What Do High School Leaders Know About Their Students’ Paths After High School? Not Enough.


The old adage “You don’t know what you don’t know” can be problematic when it comes to understanding how high schoolers are doing after graduation. For school leaders, a lack of data makes it hard to craft goals and metrics around high school graduates’ postsecondary paths.

Too few high school principals have access to data that helps them understand how their students fare after leaving high school, according to new findings from a forthcoming report from the RAND American School Leader Panel. Almost a third of school leaders report no access to data on whether their students enrolled in a two- or four-year college. And, a majority report they have no details on whether students required remediation after entering postsecondary education.

Perhaps more concerning, very few principals report access to the individual-level data needed to better understand and engage in continuous improvement to improve students’ readiness for and access to postsecondary education. Moreover, while the survey did not ask principals about information related to other, non-college pathways, such as military enlistment or apprenticeships, our grantee partners across the country report that these data are even less available to help inform educators, students, and their families.

Given this lack of information, it’s not surprising that almost half of principals report no formal goals around college enrollment for their school and even fewer have goals around avoiding remediation.

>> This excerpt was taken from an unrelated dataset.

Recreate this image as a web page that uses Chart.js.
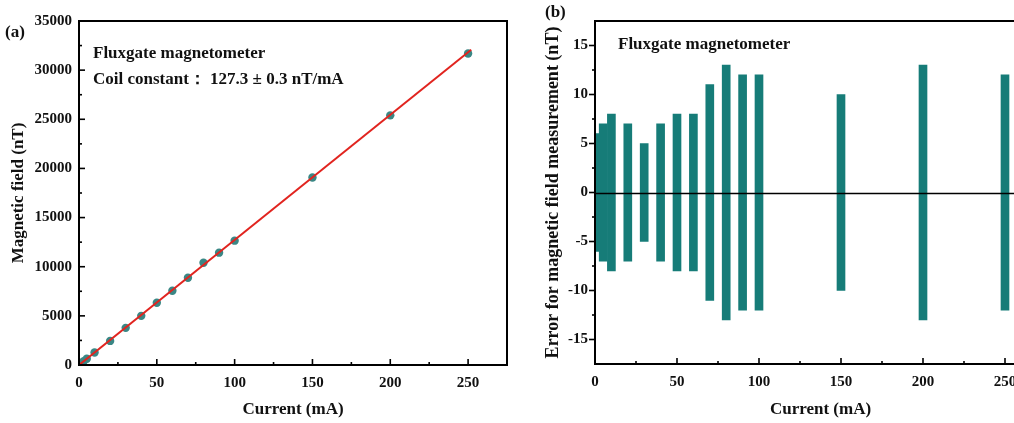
<!DOCTYPE html>
<html><head><meta charset="utf-8">
<script src="https://cdn.jsdelivr.net/npm/chart.js@4.4.1/dist/chart.umd.min.js"></script>
<style>
html,body{margin:0;padding:0;background:#fff;overflow:hidden;width:1014px;height:423px}
#wa{position:absolute;left:0;top:0}
#wb{position:absolute;left:535px;top:0}
</style></head><body>
<div id="wa"><canvas id="ca" width="520" height="423"></canvas></div>
<div id="wb"><canvas id="cb" width="525" height="423"></canvas></div>
<script>
// (a) calibration points
const currentA = [3, 5, 10, 20, 30, 40, 50, 60, 70, 80, 90, 100, 150, 200, 250];
const fieldA   = [380, 640, 1270, 2450, 3780, 5000, 6330, 7550, 8880, 10400, 11430, 12650, 19080, 25400, 31700];
// (a) fitted line ends
const fitX = [0, 252];
const fitY = [0, 32080];
// (b) error range per current
const currentB = [3, 5, 10, 20, 30, 40, 50, 60, 70, 80, 90, 100, 150, 200, 250];
const errLow   = [-6, -7, -8, -7, -5, -7, -8, -8, -11, -13, -12, -12, -10, -13, -12];
const errHigh  = [6, 7, 8, 7, 5, 7, 8, 8, 11, 13, 12, 12, 10, 13, 12];
// ticks
const xTicks  = [0, 50, 100, 150, 200, 250];
const yTicksA = [0, 5000, 10000, 15000, 20000, 25000, 30000, 35000];
const yTicksB = [-15, -10, -5, 0, 5, 10, 15];

const FONT = '"Liberation Serif", "Times New Roman", serif';
Chart.defaults.font.family = FONT;
Chart.defaults.color = '#111';

const tickFont = {family: FONT, size: 15, weight: 'bold'};
const titleFont = {family: FONT, size: 17, weight: 'bold'};

function setTicks(list){ return s => { s.ticks = list.map(v => ({value: v})); }; }

// frame, inward/outward ticks, zero line, free text
function decor(o){
  return {
    id: 'decor',
    afterDatasetsDraw(chart){
      const {ctx, chartArea: a, scales: {x, y}} = chart;
      ctx.save();
      ctx.strokeStyle = '#000';
      if (o.zero){
        ctx.lineWidth = 1.6;
        const y0 = Math.round(y.getPixelForValue(0)) + 0.5;
        ctx.beginPath(); ctx.moveTo(a.left, y0); ctx.lineTo(a.right, y0); ctx.stroke();
      }
      ctx.lineWidth = 2;
      ctx.strokeRect(a.left, a.top, a.right - a.left, a.bottom - a.top);
      ctx.lineWidth = 1.6;
      const marks = (sc, list) => {
        const step = list[1] - list[0], out = [];
        list.forEach(v => { out.push([v, 1]); if (v + step/2 < sc.max) out.push([v + step/2, 0]); });
        return out;
      };
      marks(x, o.xt).forEach(([v, major]) => {
        const p = x.getPixelForValue(v), len = major ? 6 : 3;
        ctx.beginPath(); ctx.moveTo(p, a.bottom); ctx.lineTo(p, a.bottom - len); ctx.stroke();
      });
      marks(y, o.yt).forEach(([v, major]) => {
        const p = y.getPixelForValue(v), len = major ? 6 : 3;
        const d = o.yOut ? -len : len;
        ctx.beginPath(); ctx.moveTo(a.left, p); ctx.lineTo(a.left + d, p); ctx.stroke();
      });
      ctx.fillStyle = '#111';
      ctx.font = 'bold 17px ' + FONT;
      ctx.textBaseline = 'middle';
      o.texts.forEach(t => ctx.fillText(t[0], t[1], t[2]));
      ctx.restore();
    }
  };
}

function scales(xt, yt, yMin, yMax, yTitle, yTitleSize, yAfterFit, xAfterFit){
  return {
    x: {
      type: 'linear', min: 0, max: 275, offset: false,
      afterBuildTicks: setTicks(xt),
      afterFit: xAfterFit,
      grid: {display: false, drawTicks: false, offset: false}, border: {display: false},
      ticks: {font: tickFont, padding: 9, color: '#111', callback: v => String(v)},
      title: {display: true, text: 'Current (mA)', font: titleFont, color: '#111', padding: {top: 0, bottom: 3}}
    },
    y: {
      type: 'linear', min: yMin, max: yMax,
      afterBuildTicks: setTicks(yt),
      afterFit: yAfterFit,
      grid: {display: false, drawTicks: false}, border: {display: false},
      ticks: {font: tickFont, padding: 7, color: '#111', callback: v => String(v)},
      title: {display: true, text: yTitle, font: {...titleFont, size: yTitleSize}, color: '#111', padding: {top: 8, bottom: 0}}
    }
  };
}

new Chart(document.getElementById('ca'), {
  type: 'scatter',
  data: {
    datasets: [
      {data: fitX.map((v, i) => ({x: v, y: fitY[i]})), showLine: true, borderColor: '#e1241f', borderWidth: 2, pointRadius: 0},
      {data: currentA.map((v, i) => ({x: v, y: fieldA[i]})), pointRadius: 4.2, backgroundColor: '#3a8785', borderWidth: 0}
    ]
  },
  options: {
    responsive: false, animation: false,
    layout: {padding: {top: 21, right: 13, left: 0, bottom: 0}},
    plugins: {legend: {display: false}, tooltip: {enabled: false}},
    scales: scales(xTicks, yTicksA, 0, 35000, 'Magnetic field (nT)', 17, s => { s.width = 79; }, s => { s.height = 58; })
  },
  plugins: [decor({xt: xTicks, yt: yTicksA, yOut: false, texts: [
    ['(a)', 5, 33],
    ['Fluxgate magnetometer', 93, 54],
    ['Coil constant\uff1a 127.3 \u00b1 0.3 nT/mA', 93, 80]
  ]})]
});

new Chart(document.getElementById('cb'), {
  type: 'bar',
  data: {
    datasets: [{
      data: currentB.map((v, i) => ({x: v, y: [errLow[i], errHigh[i]]})),
      backgroundColor: '#167c78', borderWidth: 0, barThickness: 8
    }]
  },
  options: {
    responsive: false, animation: false,
    layout: {padding: {top: 21, right: 14, left: 0, bottom: 0}},
    plugins: {legend: {display: false}, tooltip: {enabled: false}},
    scales: scales(xTicks, yTicksB, -17.5, 17.5, 'Error for magnetic field measurement (nT)', 18, s => { s.width = 60; }, s => { s.height = 59; })
  },
  plugins: [decor({xt: xTicks, yt: yTicksB, yOut: true, zero: true, texts: [
    ['(b)', 10, 13],
    ['Fluxgate magnetometer', 83, 45]
  ]})]
});
</script>
</body></html>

In the midst of a national push to help more students not just enter college, but also succeed in college, very few high school leaders have goals that would support these critical efforts. 79% of school leaders also report they have no formal goals related to college “match” or “fit” – crucial to addressing undermatch and advising students towards postsecondary options that match their academic profiles and support their success.

View from the Field

Contrast what we see in the national survey with what our twenty Advising Challenge grantees, who are working to improve postsecondary advising for high school students, told us about the importance of data. Our partner, the National College Access Network (NCAN), found that in grantees’ first year reflections, data stands out as one of the most critical enablers – and barriers – to these systems’ continuous improvement efforts towards more equitable outcomes for students.

One big finding: Many grantees had not previously analyzed where their students were enrolling post-graduation. These data produced a number of “a-ha” moments:

  • “The administrators had many of the same realizations that the advising teams did, including the fact that a large number of our college-going students are choosing to attend a community college that has the lowest completion rate in the state by far. The recognition that we need to include match as a part of the advising conversations that we are having with students has been a powerful takeaway.”
  • “We had never looked at these data before, so it caused us to seriously think about where our students are going to college and how prepared they are for success once they arrive there.”
  • “This was a major a-ha moment for our district to start thinking about persistence, are they transitioning to four-year schools, are they graduating from the two-year school?”

For us, these findings point to two big takeaways for our work over the coming year:

First, data must be easier to access and use. Too many school leaders and educators lack access to the data they need. And even when they have access to data, educators need support to use those data in continuous improvement efforts.

Second, access to the right information catalyzes both educators and community leaders to act. This is the good news. We know that high schools meaningfully impact students’ transition to and through postsecondary institutions. And, when equipped with the right information and support, high school leaders can take actions that significantly increase their students’ postsecondary success.